Martín Guerre fue detenido y llevado a juicio. Durante el proceso Bertrande, las hermanas de Martín y buena parte de los testigos juraron que no había fraude alguno, que recordaban bien sus señas particulares: una cicatriz en la frente, un defecto dental, una mancha en la oreja izquierda, etcétera. Otros recordaron como al volver saludaba a todos por su nombre y era capaz de recordar sucesos comunes con detallada precisión. Bertrande agregó algunos detalles íntimos.
El juez Jean de Coras no ocultó su simpatía por ese hombre que pese a su condición rústica tenía aplomo, era inteligente y desbordaba de elocuencia.
Para el actuario Le Seur, "no parecía contar una historia armada ante los jueces, sino que los hechos cobraban vida frente a sus ojos".
Entre sus adversarios no faltó quien lo acusó de prácticas mágicas. "Había, en verdad, gran razón de pensar tal cosa", admitió Jean de Coras. La corte estaba perpleja.
Todo terminó cuando se presentó un hombre con una pata de palo que adujo ser el verdadero Martín Guerre.
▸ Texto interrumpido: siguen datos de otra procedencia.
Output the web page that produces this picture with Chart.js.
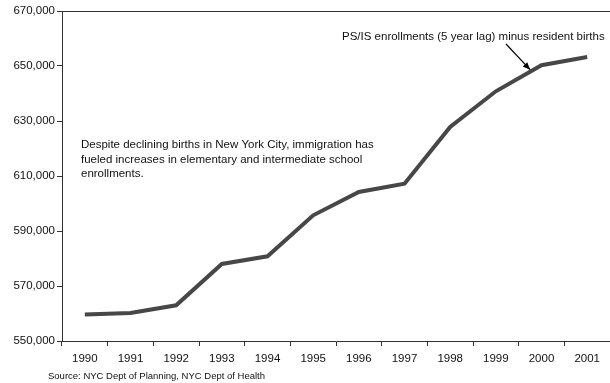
<!DOCTYPE html>
<html>
<head>
<meta charset="utf-8">
<script src="https://cdn.jsdelivr.net/npm/chart.js@4"></script>
<style>
  html, body { margin: 0; padding: 0; background: #fff; }
  canvas { display: block; }
</style>
</head>
<body>
<canvas id="enroll-chart" width="610" height="383"></canvas>
<script>
const years = ['1990', '1991', '1992', '1993', '1994', '1995', '1996', '1997', '1998', '1999', '2000', '2001'];
const netEnrollment = [559600, 560200, 563000, 578000, 580800, 595700, 604200, 607200, 627800, 640800, 650300, 653300];
const yTicks = [550000, 570000, 590000, 610000, 630000, 650000, 670000];

const seriesLabel = 'PS/IS enrollments (5 year lag) minus resident births';
const noteLines = [
    'Despite declining births in New York City, immigration has',
    'fueled increases in elementary and intermediate school',
    'enrollments.'
];
const sourceText = 'Source: NYC Dept of Planning, NYC Dept of Health';

const FONT = '"Liberation Sans", Arial, sans-serif';

// extra drawing: top frame line, notes, arrow, source line
const decorations = {
    id: 'decorations',
    afterDraw(chart) {
        const { ctx, chartArea, scales } = chart;
        ctx.save();

        // top border of the plot area
        ctx.strokeStyle = '#333';
        ctx.lineWidth = 1;
        ctx.beginPath();
        ctx.moveTo(chartArea.left, chartArea.top + 0.5);
        ctx.lineTo(chartArea.right, chartArea.top + 0.5);
        ctx.stroke();

        ctx.fillStyle = '#111';
        ctx.textBaseline = 'middle';
        ctx.font = '11.5px ' + FONT;

        // series callout
        ctx.textAlign = 'left';
        ctx.fillText(seriesLabel, 342, 37);

        // arrow pointing at the line between 1999 and 2000
        const f = 0.75;
        const tipX = scales.x.getPixelForValue(9) + f * (scales.x.getPixelForValue(10) - scales.x.getPixelForValue(9));
        const tipY = scales.y.getPixelForValue(netEnrollment[9] + f * (netEnrollment[10] - netEnrollment[9])) - 2;
        const startX = 506, startY = 44;
        ctx.strokeStyle = '#000';
        ctx.lineWidth = 1.2;
        ctx.beginPath();
        ctx.moveTo(startX, startY);
        ctx.lineTo(tipX, tipY);
        ctx.stroke();
        const ang = Math.atan2(tipY - startY, tipX - startX);
        ctx.fillStyle = '#000';
        ctx.beginPath();
        ctx.moveTo(tipX, tipY);
        ctx.lineTo(tipX - 8 * Math.cos(ang - 0.4), tipY - 8 * Math.sin(ang - 0.4));
        ctx.lineTo(tipX - 8 * Math.cos(ang + 0.4), tipY - 8 * Math.sin(ang + 0.4));
        ctx.closePath();
        ctx.fill();

        // explanatory note
        ctx.fillStyle = '#111';
        noteLines.forEach((line, i) => ctx.fillText(line, 81, 145 + i * 14.5));

        // source line
        ctx.font = '9.5px ' + FONT;
        ctx.fillText(sourceText, 48, 376);

        ctx.restore();
    }
};

const ctx = document.getElementById('enroll-chart').getContext('2d');
new Chart(ctx, {
    type: 'line',
    data: {
        labels: years,
        datasets: [{
            label: seriesLabel,
            data: netEnrollment,
            borderColor: '#474747',
            borderWidth: 4,
            pointRadius: 0,
            tension: 0,
            fill: false
        }]
    },
    options: {
        responsive: false,
        animation: false,
        layout: { padding: { top: 11, right: 0, left: 0, bottom: 0 } },
        plugins: {
            legend: { display: false },
            tooltip: { enabled: false }
        },
        scales: {
            x: {
                offset: true,
                grid: {
                    offset: true,
                    drawOnChartArea: false,
                    drawTicks: true,
                    tickLength: 5,
                    color: '#333'
                },
                border: { color: '#333', width: 1 },
                ticks: {
                    color: '#111',
                    padding: 6,
                    autoSkip: false,
                    maxRotation: 0,
                    font: { family: FONT, size: 11.5 }
                },
                afterFit(scale) { scale.height = 42; }
            },
            y: {
                min: 550000,
                max: 670000,
                afterBuildTicks(scale) {
                    scale.ticks = yTicks.map(v => ({ value: v }));
                },
                grid: {
                    drawOnChartArea: false,
                    drawTicks: true,
                    tickLength: 5,
                    color: '#333'
                },
                border: { color: '#333', width: 1 },
                ticks: {
                    color: '#111',
                    padding: 2,
                    autoSkip: false,
                    font: { family: FONT, size: 11.5 },
                    callback: v => v.toLocaleString('en-US')
                },
                afterFit(scale) { scale.width = 62; }
            }
        }
    },
    plugins: [decorations]
});
</script>
</body>
</html>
Los jueces le interrogaron secretamente y luego volvieron a llamar a Bertrande. La mujer, sorpresivamente, reconoció al cojo como su marido, se arrojó a sus brazos y le pidió perdón mientras culpaba de todo a las malas artes de Arnoult du Thil y a las hermanas de Martín, que por crédulas -o vaya a saber por qué razones- la indujeron al error.
El recién llegado no se conmovió: "Un padre, una madre, hermanos y hermanas pueden no reconocer a su hijo, o hermano, pero la esposa debe conocer al marido, y nadie tiene más culpa que vos".
Martín Guerre o Arnoult du Thil, ya no importa, estaba perdido. El 12 de septiembre de 1560, la corte le sentenció a la horca. Antes debía hacer confesión honorable ante la iglesia de Artigat. Dijo que había tenido la idea cuando dos personas le confundieran con el verdadero Martín Guerre.
Luego, de rodillas y en camisa, cabeza y pies desnudos, con la cuerda al cuello y teniendo en sus manos una antorcha de cera ardiente, pidió perdón a Dios, al rey, a la justicia y a Martín Guerre y Bertrande.
Luego fue entregado a manos del ejecutor de la alta justicia, que le hizo recorrer las calles y lugares de Artigat hasta llegar ante la casa de Martín Guerre. En ese mismo lugar fue ahorcado y su cuerpo quemado.
Pasados cuatro siglos y medio, los criminólogos aún discuten el caso, los historiadores buscan los secretos de esta historia en archivos parroquiales y actas notariales, en los cuentos y canciones, en los papeles y notas.
Parece no haber duda de que Arnoult du Thil se había enamorado verdaderamente de Bertrande y eso explica su conducta final. En sendos artículos publicados en The America Historical Review (1988) Natalie Zemon Davis ha sostenido con convicción la tesis de que Bertrande también le amaba y conocía la impostura; otro historiador, Robert Finlay, la refutó.
Su debate es utilizado aún en varios cursos de metodología de la Historia en universidades inglesas y norteamericanas.